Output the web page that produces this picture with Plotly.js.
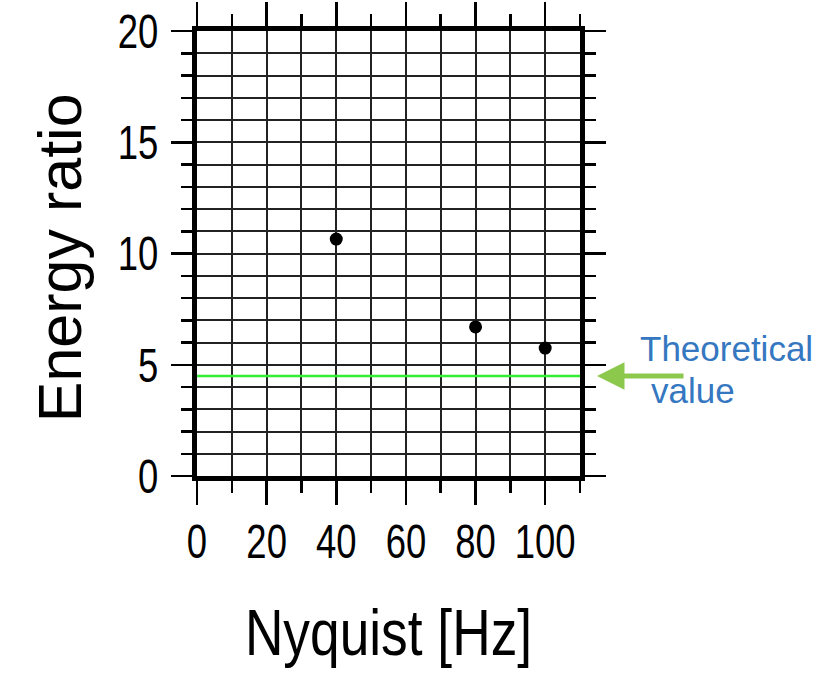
<!DOCTYPE html>
<html>
<head>
<meta charset="utf-8">
<script src="https://cdn.plot.ly/plotly-3.0.1.min.js"></script>
<style>html,body{margin:0;padding:0;background:#fff;}#chart{width:825px;height:674px;}</style>
</head>
<body>
<div id="chart"></div>
<script>
// Data
const nyquistHz = [40, 80, 100];
const energyRatio = [10.65, 6.7, 5.75];
const theoreticalValue = 4.5;
const xRange = [0, 110];
const yRange = [0, 20];
const xTitle = 'Nyquist [Hz]';
const yTitle = 'Energy ratio';
const noteLine1 = 'Theoretical';
const noteLine2 = 'value';

const sans = '"Liberation Sans", Arial, Helvetica, sans-serif';

const traces = [
  {
    x: xRange,
    y: [theoreticalValue, theoreticalValue],
    mode: 'lines',
    line: {color: '#33ee33', width: 2.5},
    hoverinfo: 'skip',
    showlegend: false
  },
  {
    x: nyquistHz,
    y: energyRatio,
    mode: 'markers',
    marker: {color: 'black', size: 13},
    showlegend: false,
    cliponaxis: false
  }
];

const gridStyle = {gridcolor: '#222222', gridwidth: 2};

const layout = {
  width: 825,
  height: 674,
  paper_bgcolor: 'white',
  plot_bgcolor: 'white',
  margin: {l: 197, r: 245, t: 31, b: 198, pad: 0},
  showlegend: false,
  xaxis: Object.assign({
    range: xRange,
    dtick: 20,
    tick0: 0,
    showgrid: true,
    zeroline: false,
    showline: true,
    linecolor: 'black',
    linewidth: 5,
    mirror: 'allticks',
    ticks: 'outside',
    ticklen: 24,
    tickwidth: 2.5,
    tickcolor: 'black',
    ticklabelstandoff: -5,
    tickfont: {family: sans, size: 48, color: 'black'},
    minor: Object.assign({dtick: 10, tick0: 0, showgrid: true,
            ticks: 'outside', ticklen: 12, tickwidth: 2.5, tickcolor: 'black'}, gridStyle),
    title: {text: xTitle, font: {family: sans, size: 65, color: 'black'}, standoff: 44},
    fixedrange: true
  }, gridStyle),
  yaxis: Object.assign({
    range: yRange,
    dtick: 5,
    tick0: 0,
    showgrid: true,
    zeroline: false,
    showline: true,
    linecolor: 'black',
    linewidth: 5,
    mirror: 'allticks',
    ticks: 'outside',
    ticklen: 21,
    tickwidth: 2.5,
    tickcolor: 'black',
    ticklabelstandoff: 3,
    tickfont: {family: sans, size: 48, color: 'black'},
    minor: Object.assign({dtick: 1, tick0: 0, showgrid: true,
            ticks: 'outside', ticklen: 11, tickwidth: 2.5, tickcolor: 'black'}, gridStyle),
    fixedrange: true
  }, gridStyle),
  annotations: [
    {
      xref: 'paper', yref: 'paper',
      x: (60 - 197) / 383, y: (475.7 - 258) / 445,
      xanchor: 'center', yanchor: 'middle',
      textangle: -90,
      text: yTitle,
      showarrow: false,
      font: {family: sans, size: 61, color: 'black'}
    },
    {
      xref: 'paper', yref: 'y',
      x: (597 - 197) / 383, y: theoreticalValue,
      text: '',
      showarrow: true,
      arrowhead: 2,
      arrowsize: 1.1,
      arrowwidth: 5,
      arrowcolor: '#8cc84b',
      ax: 88, ay: 0,
      axref: 'pixel', ayref: 'pixel'
    },
    {
      xref: 'paper', yref: 'paper',
      x: (638 - 197) / 383, y: (475.7 - 348) / 445,
      xanchor: 'left', yanchor: 'middle',
      text: noteLine1,
      showarrow: false,
      font: {family: sans, size: 35, color: '#3577c0'}
    },
    {
      xref: 'paper', yref: 'paper',
      x: (649 - 197) / 383, y: (475.7 - 390) / 445,
      xanchor: 'left', yanchor: 'middle',
      text: noteLine2,
      showarrow: false,
      font: {family: sans, size: 35, color: '#3577c0'}
    }
  ]
};

// Horizontally condense text (the reference uses a narrow Helvetica),
// keeping the chosen edge / centre of each label where Plotly put it.
function condense(sel, s, keep) {
  document.querySelectorAll(sel).forEach(function (t) {
    const tr = t.getAttribute('transform') || '';
    const r0 = t.getBoundingClientRect();
    t.setAttribute('transform', tr + ' scale(' + s + ',1)');
    const r1 = t.getBoundingClientRect();
    let dx;
    if (keep === 'right') dx = r0.right - r1.right;
    else if (keep === 'left') dx = r0.left - r1.left;
    else dx = (r0.left + r0.right) / 2 - (r1.left + r1.right) / 2;
    t.setAttribute('transform', 'translate(' + dx + ',0) ' + tr + ' scale(' + s + ',1)');
  });
}

Plotly.newPlot('chart', traces, layout, {displayModeBar: false, staticPlot: true}).then(function () {
  condense('#chart .xtick text', 0.76, 'center');
  condense('#chart .ytick text', 0.76, 'right');
  condense('#chart .xtitle', 0.82, 'center');
});
</script>
</body>
</html>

—————

Task to complete »
Reproduce only the lines from the beginning of the data through the line that contains "Arial, Helvetica, sans-serif';", both included, and please drop the pictures.

Full answer »
Output the web page that produces this picture with Plotly.js.
<!DOCTYPE html>
<html>
<head>
<meta charset="utf-8">
<script src="https://cdn.plot.ly/plotly-3.0.1.min.js"></script>
<style>html,body{margin:0;padding:0;background:#fff;}#chart{width:825px;height:674px;}</style>
</head>
<body>
<div id="chart"></div>
<script>
// Data
const nyquistHz = [40, 80, 100];
const energyRatio = [10.65, 6.7, 5.75];
const theoreticalValue = 4.5;
const xRange = [0, 110];
const yRange = [0, 20];
const xTitle = 'Nyquist [Hz]';
const yTitle = 'Energy ratio';
const noteLine1 = 'Theoretical';
const noteLine2 = 'value';

const sans = '"Liberation Sans", Arial, Helvetica, sans-serif';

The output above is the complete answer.